Marmara Bölgesi İçin Deprem Gerçekleri
Geçtiğimiz 23 Nisan’da Silivri açıklarında meydana gelen 6,2 büyüklüğündeki depremin yerini başarıyla öngören Prof. Dr. Şener Üşümezsoy, Marmara Bölgesi’ndeki deprem riskine dair yeni ve önemli değerlendirmelerde bulundu.
Yaygın Deprem Söylentileri ve Bilimsel Gerçekler
Prof. Dr. Üşümezsoy, kamuoyunda sıkça tekrarlanan “İstanbul’da 7.2 büyüklüğünde büyük bir deprem olacak” şeklindeki iddiaların, hatalı fay modeli varsayımlarına dayandığını belirtti. Bu tür açıklamaları “bilimsel temelden yoksun” ve “asılsız” olarak tanımlayan Üşümezsoy, halkın yanlış bilgilendirilmesine karşı uyarılarda bulundu.
Adalar Fayı Değil, Kumburgaz Çukuru Odağında Risk
YouTube kanalında yaptığı son açıklamada Üşümezsoy, 1999 Gölcük depremi sonrası stresin Adalar Fayı’na yüklendiği ve bu bölgede 7’nin üzerinde bir deprem beklendiği tezine şiddetle karşı çıktı. Kendi geliştirdiği Coulomb stres transferi analizlerine dayanarak, İstanbul için asıl tehdidin Kumburgaz Çukuru içindeki fay segmentinden kaynaklandığını vurguladı.
Kumburgaz İçin Beklenen Deprem Büyüklüğü: “6.5’in Üzerine Çıkmaz”
Üşümezsoy, bu fayın en fazla 10 km derinlikte olduğunu ve bu nedenle büyük deprem üretme potansiyelinin sınırlı olduğunu ifade etti. Bu fayda beklenen depremin büyüklüğünün 6.5’in altında kalacağını 2002 yılından beri söylediğini hatırlattı. Nisan ayında yaşanan 6.2 büyüklüğündeki depremin de bu analizini doğruladığını ekledi.
Asıl Tehlike İstanbul’un Güneyindeki Faylarda
Prof. Dr.
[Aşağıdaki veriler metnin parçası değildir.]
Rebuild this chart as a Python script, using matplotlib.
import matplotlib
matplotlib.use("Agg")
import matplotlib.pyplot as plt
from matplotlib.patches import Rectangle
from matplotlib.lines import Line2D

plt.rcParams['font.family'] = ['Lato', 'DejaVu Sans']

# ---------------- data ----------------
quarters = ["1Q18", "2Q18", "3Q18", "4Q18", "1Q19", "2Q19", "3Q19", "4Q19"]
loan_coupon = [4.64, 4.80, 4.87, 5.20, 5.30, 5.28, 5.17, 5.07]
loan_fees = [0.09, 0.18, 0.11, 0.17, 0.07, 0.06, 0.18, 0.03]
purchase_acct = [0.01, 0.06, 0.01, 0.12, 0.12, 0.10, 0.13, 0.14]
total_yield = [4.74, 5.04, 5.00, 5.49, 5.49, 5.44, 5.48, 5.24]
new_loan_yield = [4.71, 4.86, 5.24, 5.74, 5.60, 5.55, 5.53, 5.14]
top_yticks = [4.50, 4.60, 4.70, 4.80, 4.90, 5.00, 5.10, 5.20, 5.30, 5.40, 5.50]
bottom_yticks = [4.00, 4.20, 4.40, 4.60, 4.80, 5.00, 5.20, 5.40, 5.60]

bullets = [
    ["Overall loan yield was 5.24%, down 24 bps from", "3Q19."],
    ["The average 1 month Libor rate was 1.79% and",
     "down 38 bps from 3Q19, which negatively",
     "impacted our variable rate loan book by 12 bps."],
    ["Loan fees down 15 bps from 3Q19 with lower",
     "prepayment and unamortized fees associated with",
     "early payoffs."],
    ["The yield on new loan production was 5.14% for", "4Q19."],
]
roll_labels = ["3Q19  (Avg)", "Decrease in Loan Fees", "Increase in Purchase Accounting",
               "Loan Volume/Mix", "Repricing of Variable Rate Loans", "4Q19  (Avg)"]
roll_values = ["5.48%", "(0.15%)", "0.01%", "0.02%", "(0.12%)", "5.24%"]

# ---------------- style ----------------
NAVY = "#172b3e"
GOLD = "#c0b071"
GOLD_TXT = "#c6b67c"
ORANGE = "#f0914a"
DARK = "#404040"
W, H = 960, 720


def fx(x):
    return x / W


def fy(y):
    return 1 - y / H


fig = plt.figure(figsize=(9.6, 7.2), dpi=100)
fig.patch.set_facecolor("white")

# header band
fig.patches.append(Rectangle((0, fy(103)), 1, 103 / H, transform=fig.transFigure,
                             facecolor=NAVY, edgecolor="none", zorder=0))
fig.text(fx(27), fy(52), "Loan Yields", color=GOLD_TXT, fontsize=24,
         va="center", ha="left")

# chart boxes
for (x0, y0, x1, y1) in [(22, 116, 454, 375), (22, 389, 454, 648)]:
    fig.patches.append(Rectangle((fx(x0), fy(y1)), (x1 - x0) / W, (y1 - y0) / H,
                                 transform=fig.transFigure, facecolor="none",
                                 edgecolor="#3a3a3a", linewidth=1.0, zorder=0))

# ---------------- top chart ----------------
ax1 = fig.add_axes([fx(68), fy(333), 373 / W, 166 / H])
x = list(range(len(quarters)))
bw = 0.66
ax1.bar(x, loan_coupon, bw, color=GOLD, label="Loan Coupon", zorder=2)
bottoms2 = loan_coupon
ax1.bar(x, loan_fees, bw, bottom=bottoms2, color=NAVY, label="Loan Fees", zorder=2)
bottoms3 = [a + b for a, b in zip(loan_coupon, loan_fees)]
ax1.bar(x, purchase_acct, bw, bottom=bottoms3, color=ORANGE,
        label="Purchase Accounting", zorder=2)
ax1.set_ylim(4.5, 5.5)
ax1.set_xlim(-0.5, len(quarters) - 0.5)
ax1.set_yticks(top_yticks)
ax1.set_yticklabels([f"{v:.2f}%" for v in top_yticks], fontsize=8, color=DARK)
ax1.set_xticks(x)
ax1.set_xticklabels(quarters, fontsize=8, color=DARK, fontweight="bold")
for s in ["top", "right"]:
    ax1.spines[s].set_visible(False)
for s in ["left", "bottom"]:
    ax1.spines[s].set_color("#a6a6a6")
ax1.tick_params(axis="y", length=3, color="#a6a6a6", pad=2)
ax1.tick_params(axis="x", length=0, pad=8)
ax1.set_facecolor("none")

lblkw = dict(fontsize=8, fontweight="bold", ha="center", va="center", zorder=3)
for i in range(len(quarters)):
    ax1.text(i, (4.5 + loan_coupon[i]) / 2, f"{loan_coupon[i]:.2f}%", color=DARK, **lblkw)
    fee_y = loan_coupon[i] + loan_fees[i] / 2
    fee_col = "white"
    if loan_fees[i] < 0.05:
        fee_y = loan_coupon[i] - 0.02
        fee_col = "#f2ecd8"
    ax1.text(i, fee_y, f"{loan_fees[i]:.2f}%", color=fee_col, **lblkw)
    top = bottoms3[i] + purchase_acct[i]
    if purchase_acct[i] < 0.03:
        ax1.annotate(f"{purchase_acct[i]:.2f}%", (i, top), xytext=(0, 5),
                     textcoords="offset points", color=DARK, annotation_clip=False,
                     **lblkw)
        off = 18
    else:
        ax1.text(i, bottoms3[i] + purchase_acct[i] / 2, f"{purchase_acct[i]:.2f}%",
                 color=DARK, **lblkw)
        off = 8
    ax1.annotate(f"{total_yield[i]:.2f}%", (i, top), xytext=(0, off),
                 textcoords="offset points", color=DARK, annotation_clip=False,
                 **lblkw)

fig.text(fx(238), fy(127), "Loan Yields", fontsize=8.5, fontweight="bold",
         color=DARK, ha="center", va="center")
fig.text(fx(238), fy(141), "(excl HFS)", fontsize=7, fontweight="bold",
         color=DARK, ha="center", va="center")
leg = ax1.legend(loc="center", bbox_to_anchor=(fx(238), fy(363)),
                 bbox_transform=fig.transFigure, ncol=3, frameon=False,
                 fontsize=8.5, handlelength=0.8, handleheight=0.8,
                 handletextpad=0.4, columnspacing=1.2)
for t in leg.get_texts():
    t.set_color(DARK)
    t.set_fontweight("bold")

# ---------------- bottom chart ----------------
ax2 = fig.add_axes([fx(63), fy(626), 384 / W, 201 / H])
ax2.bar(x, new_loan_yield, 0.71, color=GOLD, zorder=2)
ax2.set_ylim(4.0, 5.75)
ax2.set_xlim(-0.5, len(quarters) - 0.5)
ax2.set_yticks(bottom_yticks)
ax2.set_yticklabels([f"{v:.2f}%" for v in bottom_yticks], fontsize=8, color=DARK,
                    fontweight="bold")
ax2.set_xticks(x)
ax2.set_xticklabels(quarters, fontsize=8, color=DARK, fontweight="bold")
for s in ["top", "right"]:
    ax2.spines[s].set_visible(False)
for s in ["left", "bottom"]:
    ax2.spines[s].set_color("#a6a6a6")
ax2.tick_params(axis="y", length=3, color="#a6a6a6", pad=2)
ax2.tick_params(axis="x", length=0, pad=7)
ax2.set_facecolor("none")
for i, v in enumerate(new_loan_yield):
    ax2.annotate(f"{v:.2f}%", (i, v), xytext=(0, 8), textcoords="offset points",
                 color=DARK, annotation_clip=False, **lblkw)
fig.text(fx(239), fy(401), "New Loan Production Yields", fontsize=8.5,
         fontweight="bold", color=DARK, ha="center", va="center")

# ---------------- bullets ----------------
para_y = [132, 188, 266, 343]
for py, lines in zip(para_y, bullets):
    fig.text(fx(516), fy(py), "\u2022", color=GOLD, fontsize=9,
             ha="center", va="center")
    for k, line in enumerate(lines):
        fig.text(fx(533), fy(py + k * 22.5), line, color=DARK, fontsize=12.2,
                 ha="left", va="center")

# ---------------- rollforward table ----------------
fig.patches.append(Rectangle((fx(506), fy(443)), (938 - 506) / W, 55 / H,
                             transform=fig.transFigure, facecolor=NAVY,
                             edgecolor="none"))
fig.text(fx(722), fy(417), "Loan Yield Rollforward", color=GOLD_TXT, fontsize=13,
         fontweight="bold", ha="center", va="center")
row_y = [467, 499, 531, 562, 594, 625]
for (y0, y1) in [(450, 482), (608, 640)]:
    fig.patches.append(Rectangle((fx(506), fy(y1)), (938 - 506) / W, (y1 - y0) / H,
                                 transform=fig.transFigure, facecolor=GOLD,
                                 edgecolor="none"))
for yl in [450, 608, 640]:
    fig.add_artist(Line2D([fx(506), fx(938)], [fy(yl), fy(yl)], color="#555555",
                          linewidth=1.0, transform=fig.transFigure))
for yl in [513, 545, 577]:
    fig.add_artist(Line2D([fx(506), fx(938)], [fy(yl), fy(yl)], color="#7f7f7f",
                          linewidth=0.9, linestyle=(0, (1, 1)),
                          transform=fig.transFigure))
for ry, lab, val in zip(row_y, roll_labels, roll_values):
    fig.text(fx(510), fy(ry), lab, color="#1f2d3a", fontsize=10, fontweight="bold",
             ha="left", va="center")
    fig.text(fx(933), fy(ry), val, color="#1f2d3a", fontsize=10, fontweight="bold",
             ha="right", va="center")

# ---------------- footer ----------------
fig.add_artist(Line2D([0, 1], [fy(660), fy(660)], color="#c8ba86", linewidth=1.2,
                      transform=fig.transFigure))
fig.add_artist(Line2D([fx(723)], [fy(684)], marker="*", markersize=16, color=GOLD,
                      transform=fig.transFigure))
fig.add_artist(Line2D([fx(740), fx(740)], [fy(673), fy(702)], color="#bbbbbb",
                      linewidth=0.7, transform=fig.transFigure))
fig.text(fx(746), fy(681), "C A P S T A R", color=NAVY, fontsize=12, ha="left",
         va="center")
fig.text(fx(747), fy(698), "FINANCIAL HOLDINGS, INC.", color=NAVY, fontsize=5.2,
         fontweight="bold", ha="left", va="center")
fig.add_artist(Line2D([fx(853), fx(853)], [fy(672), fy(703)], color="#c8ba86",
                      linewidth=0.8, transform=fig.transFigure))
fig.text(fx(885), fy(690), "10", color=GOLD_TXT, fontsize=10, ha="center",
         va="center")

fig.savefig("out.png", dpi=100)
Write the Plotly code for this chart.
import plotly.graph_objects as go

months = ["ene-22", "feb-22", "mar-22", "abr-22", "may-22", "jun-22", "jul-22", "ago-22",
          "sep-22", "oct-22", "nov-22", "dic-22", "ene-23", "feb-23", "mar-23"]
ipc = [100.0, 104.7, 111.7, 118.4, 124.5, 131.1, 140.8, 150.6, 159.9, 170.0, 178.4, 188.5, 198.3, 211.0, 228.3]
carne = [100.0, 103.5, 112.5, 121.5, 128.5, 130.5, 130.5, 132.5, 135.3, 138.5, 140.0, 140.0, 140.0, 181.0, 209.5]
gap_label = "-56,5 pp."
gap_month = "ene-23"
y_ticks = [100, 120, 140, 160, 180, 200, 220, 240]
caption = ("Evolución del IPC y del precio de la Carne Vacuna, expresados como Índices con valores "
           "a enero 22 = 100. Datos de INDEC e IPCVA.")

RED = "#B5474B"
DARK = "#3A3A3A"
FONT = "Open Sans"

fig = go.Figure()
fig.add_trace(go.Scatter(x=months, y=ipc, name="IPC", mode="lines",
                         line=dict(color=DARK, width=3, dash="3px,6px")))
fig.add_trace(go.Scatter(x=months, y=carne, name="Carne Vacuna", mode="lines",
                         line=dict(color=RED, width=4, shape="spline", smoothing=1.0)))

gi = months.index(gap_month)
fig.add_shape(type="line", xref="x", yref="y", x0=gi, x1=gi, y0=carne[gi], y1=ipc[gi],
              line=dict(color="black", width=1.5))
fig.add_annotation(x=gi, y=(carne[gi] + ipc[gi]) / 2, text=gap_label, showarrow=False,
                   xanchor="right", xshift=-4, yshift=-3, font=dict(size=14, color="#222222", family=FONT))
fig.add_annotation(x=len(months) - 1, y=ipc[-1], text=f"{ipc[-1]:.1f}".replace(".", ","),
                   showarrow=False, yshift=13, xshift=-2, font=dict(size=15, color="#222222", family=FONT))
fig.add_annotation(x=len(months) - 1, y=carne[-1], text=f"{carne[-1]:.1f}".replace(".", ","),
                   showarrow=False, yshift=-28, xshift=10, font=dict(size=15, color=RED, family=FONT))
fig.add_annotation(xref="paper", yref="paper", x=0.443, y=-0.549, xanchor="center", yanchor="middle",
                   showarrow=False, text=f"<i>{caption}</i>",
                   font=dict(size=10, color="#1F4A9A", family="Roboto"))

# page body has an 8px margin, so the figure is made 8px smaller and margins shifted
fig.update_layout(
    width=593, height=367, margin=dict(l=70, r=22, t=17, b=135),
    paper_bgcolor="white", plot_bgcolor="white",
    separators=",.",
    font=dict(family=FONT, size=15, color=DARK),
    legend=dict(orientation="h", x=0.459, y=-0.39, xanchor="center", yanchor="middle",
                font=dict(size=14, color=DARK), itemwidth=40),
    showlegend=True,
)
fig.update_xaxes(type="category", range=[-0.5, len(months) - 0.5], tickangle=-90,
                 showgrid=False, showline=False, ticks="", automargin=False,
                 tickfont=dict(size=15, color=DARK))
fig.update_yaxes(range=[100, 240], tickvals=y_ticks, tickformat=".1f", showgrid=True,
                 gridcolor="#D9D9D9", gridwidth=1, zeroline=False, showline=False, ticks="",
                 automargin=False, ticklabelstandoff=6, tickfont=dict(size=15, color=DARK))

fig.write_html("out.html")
Üşümezsoy’a göre, Marmara Denizi’nde büyük deprem riski taşıyan ve asıl dikkat edilmesi gereken iki aktif fay hattı İstanbul’un güneyinde konumlanıyor:
- Bozburun Fayı (Armutlu Yarımadası): 1999 Gölcük depreminin ardından stres yüklenen bu fayın henüz kırılmadığını ve önemli bir risk teşkil ettiğini belirtti.
- Sarıköy Fayı (Güney Marmara): 1953 Yenice-Gönen depremi sonrasında stresin bu fay hattına aktarıldığını ve Güney Marmara için ciddi bir tehdit oluşturduğunu vurguladı.
Tekirdağ ve Saros Körfezi’nde Risk Azaldı mı?
Medyada ve bazı uzmanlar tarafından sıkça dile getirilen Tekirdağ ve Saros Körfezi çevresindeki deprem riskine de değinen Üşümezsoy, 1912 Şarköy-Mürefte depreminin bu bölgedeki stresi büyük ölçüde boşalttığını ve bu nedenle riskin abartıldığı kadar yüksek olmadığını savundu.
Sonuç olarak Prof. Dr. Şener Üşümezsoy, İstanbul için paniğe neden olan büyük deprem senaryoları yerine, riskin Kumburgaz’ın doğusu ile Marmara Denizi’nin güneyindeki Bozburun ve Sarıköy fay hatlarında yoğunlaştığına dikkat çekmektedir.